MEXICO CITY, Mexico — The language used in the first Sunday paper of 2011 could not have been more attention-grabbing: the capital government, said the Mexico City archdiocese, is so intolerant it acts like a “secular Taliban.”
And sure enough the lively phrase grabbed headlines, flashing over the front pages of several Mexico City newspapers and sparking explosive responses.
Assemblymen for the leftist Democratic Revolution Party, or PRD, which rules the capital, lashed back that the Roman Catholic Church is a desperate, antiquated institution.
“The church shows it is intellectually bankrupt and lives with its head in the sand,” said PRD representative David Razu.
The archdiocese’s offensive and resulting political fireworks are the latest display of a row that has been heating up between church and state in the Mexican capital in recent years.
Mexico’s culture wars revolve around the liberal reforms of the Mexico City assembly, which has the same power as state legislatures.
In recent years, the leftist assembly has approved same-sex civil unions, abortion up to 12 weeks and a limited form of euthanasia, making Mexico City one of the most socially liberal capitals in the hemisphere.
But it really rattled men of the cloth when a law was enacted last year that allowed full-on, same-sex marriages and provided for these couples to adopt children.
However, while that law released a war of words throughout much of 2010, the battle had largely subsided by the end of the year.
Then the new year editorial reignited the flames to new heights.
Titled “The True Religious Liberty,” the article struck out against the Mexico City laws, saying they respect neither life nor family.
“The authorities are intolerant to criticism and fundamentalist in their immorality,” said the article, published in the archdiocese’s paper.
But the phrase “secular Taliban” was the most striking, painting the leftist lawmakers as fanatics in ungodly thinking.
The reasons why the church hit back so hard now are unclear.
In a news conference, PRD city leader Hortensia Aragon said the attack showed signs of a new crusade that could play a part in elections next year.
In 2012, Mexicans will elect a new Mexico City mayor and assembly as well as a national president.
Mexico City Mayor Marcelo Ebrard — who has strongly backed gay marriage and other reforms — has announced he would like to run for president in the 2012 race.

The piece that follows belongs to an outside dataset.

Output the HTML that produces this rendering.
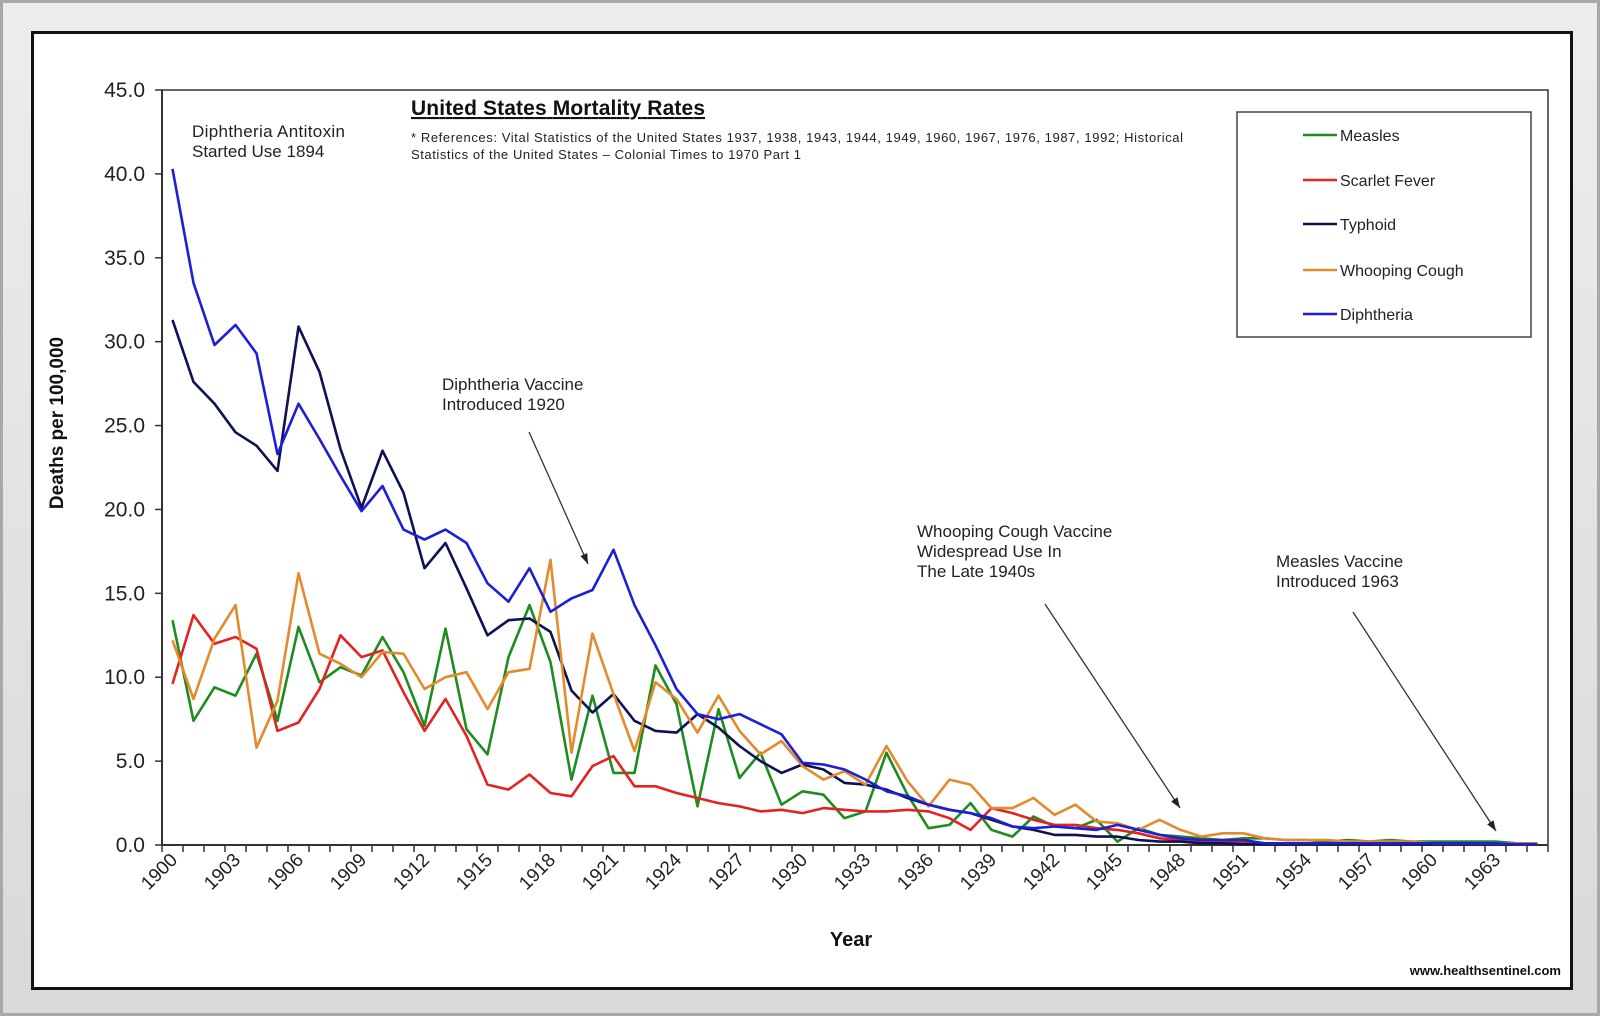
<!DOCTYPE html>
<html><head><meta charset="utf-8"><style>
body{margin:0;width:1600px;height:1016px;background:#e2e2e2;font-family:"Liberation Sans",sans-serif;overflow:hidden}
#frame{position:absolute;left:0;top:0;width:1594px;height:1010px;border:3px solid #a8a8a8;background:linear-gradient(#ededed,#d9d9d9)}
#panel{position:absolute;left:31px;top:31px;width:1536px;height:953px;border:3px solid #111;background:#fff}
svg{position:absolute;left:0;top:0}
</style></head><body>
<div id="frame"></div>
<div id="panel"></div>
<svg id="chart" width="1600" height="1016"></svg>
<script>
const years=[];for(let y=1900;y<=1965;y++)years.push(y);
const measles=[13.4,7.4,9.4,8.9,11.4,7.4,13.0,9.7,10.6,10.1,12.4,10.3,7.1,12.9,6.9,5.4,11.2,14.3,10.9,3.9,8.9,4.3,4.3,10.7,8.4,2.3,8.1,4.0,5.5,2.4,3.2,3.0,1.6,2.0,5.5,3.0,1.0,1.2,2.5,0.9,0.5,1.7,1.1,1.0,1.5,0.2,1.0,0.6,0.5,0.4,0.3,0.4,0.4,0.3,0.3,0.2,0.3,0.2,0.3,0.2,0.2,0.2,0.2,0.2,0.1,0.1];
const scarlet=[9.6,13.7,12.0,12.4,11.7,6.8,7.3,9.3,12.5,11.2,11.6,9.1,6.8,8.7,6.5,3.6,3.3,4.2,3.1,2.9,4.7,5.3,3.5,3.5,3.1,2.8,2.5,2.3,2.0,2.1,1.9,2.2,2.1,2.0,2.0,2.1,2.0,1.6,0.9,2.2,1.9,1.5,1.2,1.2,1.0,0.9,0.7,0.4,0.3,0.2,0.2,0.2,0.1,0.1,0.1,0.1,0.1,0.1,0.1,0.1,0.1,0.1,0.1,0.1,0.1,0.1];
const typhoid=[31.3,27.6,26.3,24.6,23.8,22.3,30.9,28.2,23.6,20.1,23.5,21.0,16.5,18.0,15.3,12.5,13.4,13.5,12.7,9.2,7.9,9.0,7.4,6.8,6.7,7.8,7.0,5.9,5.0,4.3,4.8,4.5,3.7,3.6,3.3,2.8,2.4,2.1,1.9,1.5,1.1,0.9,0.6,0.6,0.5,0.5,0.3,0.2,0.2,0.1,0.1,0.05,0.05,0.05,0.05,0.05,0.05,0.05,0.05,0.05,0.05,0.05,0.05,0.05,0.05,0.05];
const whooping=[12.2,8.7,12.3,14.3,5.8,8.6,16.2,11.4,10.8,10.0,11.5,11.4,9.3,10.0,10.3,8.1,10.3,10.5,17.0,5.5,12.6,9.0,5.6,9.7,8.7,6.7,8.9,6.8,5.4,6.2,4.7,3.9,4.4,3.6,5.9,3.8,2.3,3.9,3.6,2.2,2.2,2.8,1.8,2.4,1.4,1.3,0.9,1.5,0.9,0.5,0.7,0.7,0.4,0.3,0.3,0.3,0.2,0.2,0.2,0.2,0.1,0.1,0.1,0.1,0.1,0.1];
const diphtheria=[40.3,33.5,29.8,31.0,29.3,23.3,26.3,24.2,22.0,19.9,21.4,18.8,18.2,18.8,18.0,15.6,14.5,16.5,13.9,14.7,15.2,17.6,14.3,11.9,9.3,7.8,7.5,7.8,7.2,6.6,4.9,4.8,4.5,3.9,3.2,2.9,2.4,2.1,1.9,1.6,1.1,1.0,1.1,1.0,0.9,1.2,0.9,0.6,0.4,0.3,0.3,0.3,0.1,0.1,0.1,0.1,0.1,0.1,0.1,0.1,0.1,0.1,0.1,0.1,0.05,0.05];
const yTicks=[0,5,10,15,20,25,30,35,40,45];
const seriesNames=["Measles","Scarlet Fever","Typhoid","Whooping Cough","Diphtheria"];

const NS="http://www.w3.org/2000/svg";
const svg=document.getElementById('chart');
const L=162,R=1548,T=90,B=845,YMAX=45;
const band=(R-L)/years.length;
function xs(i){return L+band*(i+0.5);}
function ys(v){return B-(v/YMAX)*(B-T);}
function mk(tag,attrs,parent){const e=document.createElementNS(NS,tag);for(const k in attrs)e.setAttribute(k,attrs[k]);(parent||svg).appendChild(e);return e;}
function txt(s,attrs,parent){const e=mk('text',attrs,parent);e.textContent=s;return e;}

let e=mk('path',{d:`M${L},${T}H${R}V${B}`,fill:'none',stroke:'#333','stroke-width':1.5});


e=mk('line',{x1:L,y1:T,x2:L,y2:B+1,stroke:'#333','stroke-width':2});


yTicks.forEach(v=>{
  const t=mk('line',{x1:L-7,x2:L,y1:ys(v),y2:ys(v),stroke:'#333','stroke-width':1.5});
  
  
  const l=txt(v.toFixed(1),{x:L-17,y:ys(v)+7,'text-anchor':'end','font-size':21,fill:'#222'});
  
  
});
e=mk('line',{x1:L,y1:B,x2:R,y2:B,stroke:'#333','stroke-width':2});


for(let i=0;i<=years.length;i++){
  const x=L+band*i;
  const t=mk('line',{x1:x,x2:x,y1:B,y2:B+7,stroke:'#333','stroke-width':1.5});
  
  
}
years.forEach((y,i)=>{
  if(i%3!==0)return;
  const x=xs(i)+6,yy=B+16;
  const l=txt(String(y),{x:x,y:yy,'text-anchor':'end','font-size':19,fill:'#222',transform:`rotate(-45 ${x} ${yy})`});
  
  
});
e=txt('Year',{x:851,y:946,'text-anchor':'middle','font-size':20,'font-weight':'bold',fill:'#111'});


e=txt('Deaths per 100,000',{x:63,y:423,'text-anchor':'middle','font-size':19,'font-weight':'bold',fill:'#111',transform:'rotate(-90 63 423)'});



const series=[[measles,'#1e8c1e','measles-line'],[scarlet,'#e42222','scarlet-fever-line'],[typhoid,'#0c1252','typhoid-line'],[whooping,'#e58a2c','whooping-cough-line'],[diphtheria,'#1c20d4','diphtheria-line']];
series.forEach(([arr,c,name])=>{
  const d=arr.map((v,i)=>(i?'L':'M')+xs(i).toFixed(1)+','+ys(v).toFixed(1)).join('');
  const p=mk('path',{d:d,fill:'none',stroke:c,'stroke-width':2.6,'stroke-linejoin':'round'});
  
  
});

const lg=mk('g',{});


mk('rect',{x:1237,y:112,width:294,height:225,fill:'#fff',stroke:'#444','stroke-width':1.5},lg);
const ly=[135,180,224,270,314];
seriesNames.forEach((n,i)=>{
  const g=mk('g',{},lg);
  
  
  mk('line',{x1:1303,x2:1337,y1:ly[i],y2:ly[i],stroke:series[i][1],'stroke-width':2.6},g);
  txt(n,{x:1340,y:ly[i]+6,'font-size':16,fill:'#222'},g);
});

e=txt('United States Mortality Rates',{x:411,y:115,'font-size':21,'font-weight':'bold',fill:'#111','text-decoration':'underline',textLength:294});


const refs=['* References: Vital Statistics of the United States 1937, 1938, 1943, 1944, 1949, 1960, 1967, 1976, 1987, 1992; Historical','Statistics of the United States \u2013 Colonial Times to 1970 Part 1'];
refs.forEach((s,i)=>{
  const r=txt(s,{x:411,y:142+i*17,'font-size':13,fill:'#222',textLength:i?390:772});
  
  
});
function note(lines,x,y,name,tl){
  const g=mk('g',{});
  
  
  lines.forEach((s,i)=>{const a={x:x,y:y+i*20,'font-size':17,fill:'#222'};if(tl&&tl[i])a.textLength=tl[i];txt(s,a,g);});
}
note(['Diphtheria Antitoxin','Started Use 1894'],192,137,'antitoxin-annotation',[153,0]);
note(['Diphtheria Vaccine','Introduced 1920'],442,390,'diphtheria-vaccine-annotation');
note(['Whooping Cough Vaccine','Widespread Use In','The Late 1940s'],917,537,'whooping-cough-vaccine-annotation');
note(['Measles Vaccine','Introduced 1963'],1276,567,'measles-vaccine-annotation');
function arrow(x1,y1,x2,y2,name){
  const g=mk('g',{});
  
  
  mk('line',{x1:x1,y1:y1,x2:x2,y2:y2,stroke:'#333','stroke-width':1.3},g);
  const a=Math.atan2(y2-y1,x2-x1),s=11;
  const p1=[x2-s*Math.cos(a-0.35),y2-s*Math.sin(a-0.35)],p2=[x2-s*Math.cos(a+0.35),y2-s*Math.sin(a+0.35)];
  mk('polygon',{points:`${x2},${y2} ${p1} ${p2}`,fill:'#222'},g);
}
arrow(529,432,588,564,'diphtheria-vaccine-arrow');
arrow(1045,604,1180,808,'whooping-cough-arrow');
arrow(1353,612,1496,831,'measles-vaccine-arrow');
e=txt('www.healthsentinel.com',{x:1561,y:975,'text-anchor':'end','font-size':13,'font-weight':'bold',fill:'#111'});


</script>
</body></html>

Current President Felipe Calderon is a conservative Catholic.
“The PRD laments the position that the Catholic hierarchy are showing they will play in the 2012 elections,” Aragon said. “We energetically reject this clear threat to those who legitimately try to govern this country from the left.”
Mexico’s secular constitution, established in 1917 after the bloody revolution, prohibits the church from involvement in politics.
However, with 89 percent of Mexicans professing to be Roman Catholics, the words of clergymen still have a strong influence.
The church has openly stated that it wants to stop the liberal reforms of the capital spreading to the more conservative provinces, and applauded very strict abortion laws there.
However, while leftists argue clerics should be fined for such campaigns, church officials argue that they are merely carrying out the instructions of Rome to promote the policies of life.
Gay marriage and abortion, the Sunday editorial said, “show a lack of respect for human life and the fundamental family institution of healthy social living.”
The conservative National Action Party of Calderon held back from commenting on the latest spat.
But several newspaper editorials said the church had gone a little too far with their language.
“The oxymoron 'secular Taliban' is almost comical,” wrote Francisco Baez in La Cronica daily. “It is a complete contradiction of terms. The Taliban look for a society based on strict religious interpretation, a society with no space to think or act. Secular societies look for precisely the opposite.”